Es ist also Quatsch, dass Nichtwähler keine Ahnung von Politik haben. Meine Eltern haben zuhause viel mit mir diskutiert, das machen sie immer noch. Über Massentierhaltung, über Atomwaffen, über geschlechtergetrennten Sportunterricht und den Nahostkonflikt. Mama hat mir beigebracht, dass es nicht egal ist, was ich denke. Sie, die Nichtwählerin, hat aus mir einen politischen Menschen gemacht. Mir beigebracht, eine eigene Meinung zu haben und dazu zu stehen. Vor allem aber hat sie mir die Freiheit gelassen, anders zu sein als sie.
Eine Stimme zu haben und sie auch zu benutzen. Darum gehe ich wählen. Für mich, weil ich eine Stimme haben will. Weil ich mich als Teil dieser Gesellschaft fühle, auch wenn sie es mir als Kind vielleicht nicht leicht gemacht hat. Und auch irgendwie für meine Eltern. Weil sie mir ja erst beigebracht haben, wie das geht: eine Stimme haben.

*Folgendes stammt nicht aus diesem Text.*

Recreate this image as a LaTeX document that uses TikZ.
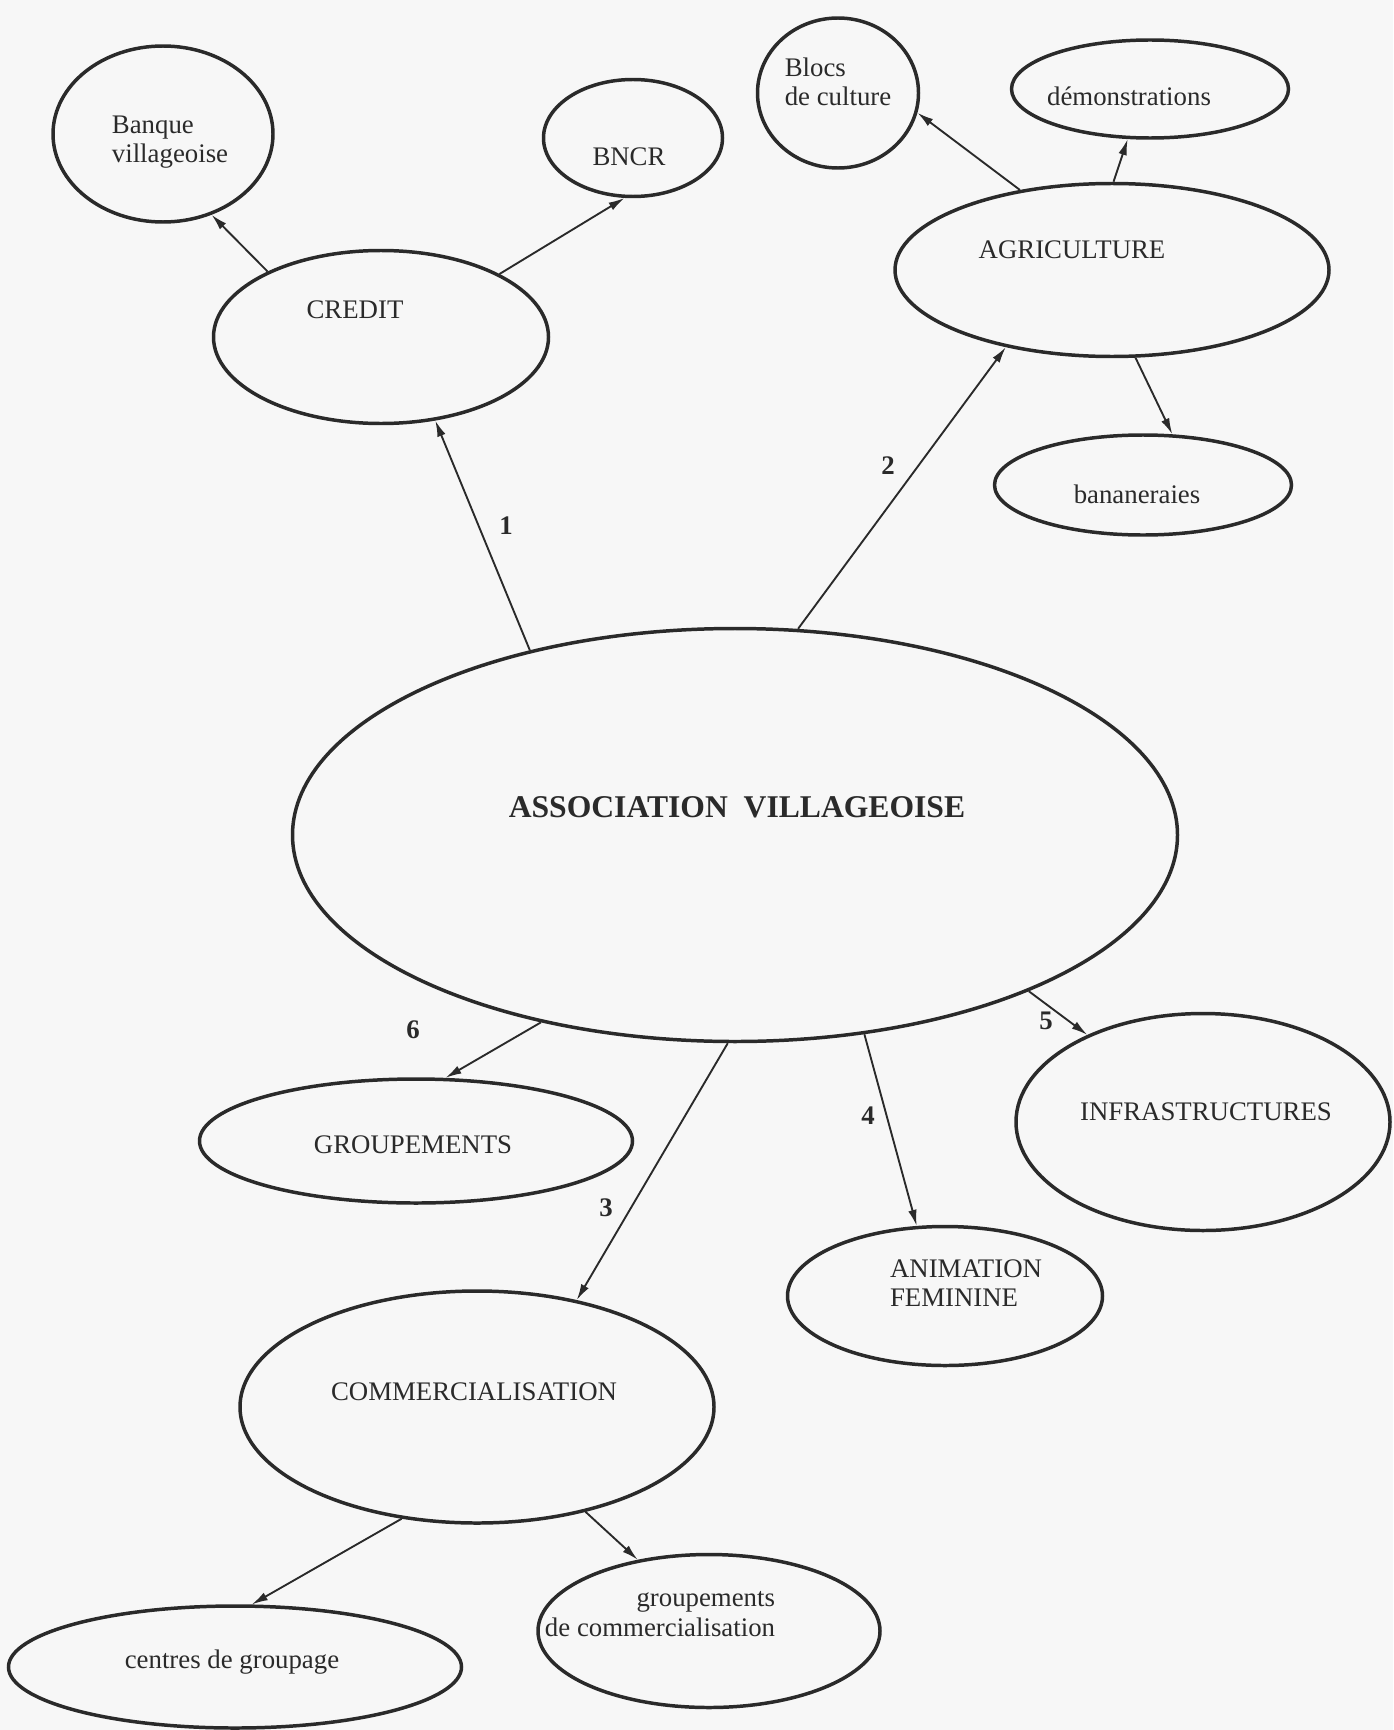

Dieser Text war ursprünglich eine Reaktion auf einen anderen Text. Darin hat ein Kollege allen Nichtwählern unterstellt, dass sie dumm seien. Das hat Anna total wütend gemacht und darum musste sie die Geschichte ihrer Mutter aufschreiben. Den hat ihr Kollege dann auch gelesen und sich bei ihr dafür bedankt.